Get Word-filled music to saturate your ears and heart. The Spirit uses this often to draw you to God in faith and worship during doubt, coldness, struggle, and pain. We have CD’s of Scripture set to music in the car; many times the Spirit has ministered to my heart and moved me to worship as I play these songs “for the kids.”
Have a stack of books on your coffee table for kids and adults — books filled with the Word. Maybe it’s a book of nature or art with thoughtful texts from Scripture or a kid’s study Bible. Have copies of the Bible easily and always accessible for you and your kids to use during family worship or for spontaneous readings. It’s through the Word that we often discover sin that needs to be confessed, trust that needs to be restored, obedience that needs to follow, and the Savior to be treasured. It’s one thing to read and it’s another to have the Holy Spirit reveal Jesus Christ in your heart. So as you read (or listen), pray!
Every Reason to Rejoice
If you read through Acts, you’ll see everything Jesus promised the disciples came true. They were not left as orphans but instead lived with a strong awareness of God with them. They did receive the ministry of the Spirit, making them bold in their witness, alive in the Word, and vibrant and intimate in their relationship with the Lord.

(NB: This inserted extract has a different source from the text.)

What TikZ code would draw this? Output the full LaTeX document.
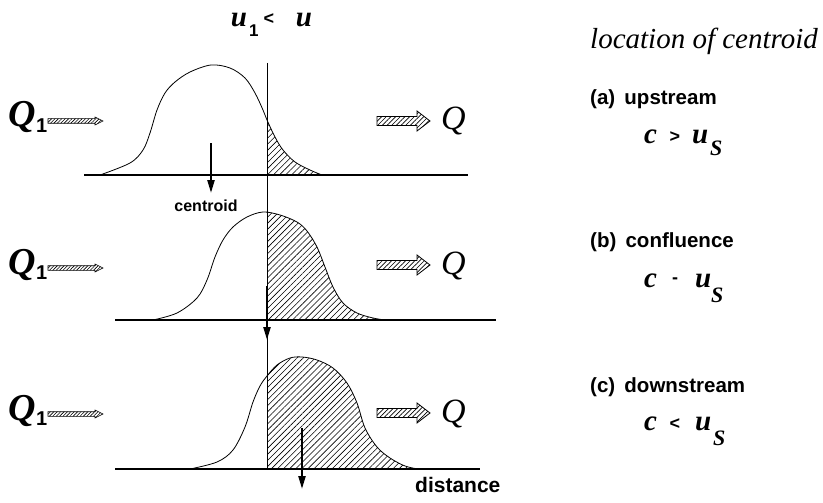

We too will never be left as spiritual orphans, and He’s given the ministry of His Spirit to guarantee it. Do you feel the security and freedom in that? You have an advocate in heaven, Jesus, standing on your behalf before the Father. You have a heavenly Father desiring for you to come to Him as His child, placing your implicit trust and love in Him. And finally, you have an advocate here on earth, the Holy Spirit, assuring you of these realities and actively completing the good work in you.
He has done everything. May our life-song sing to Him!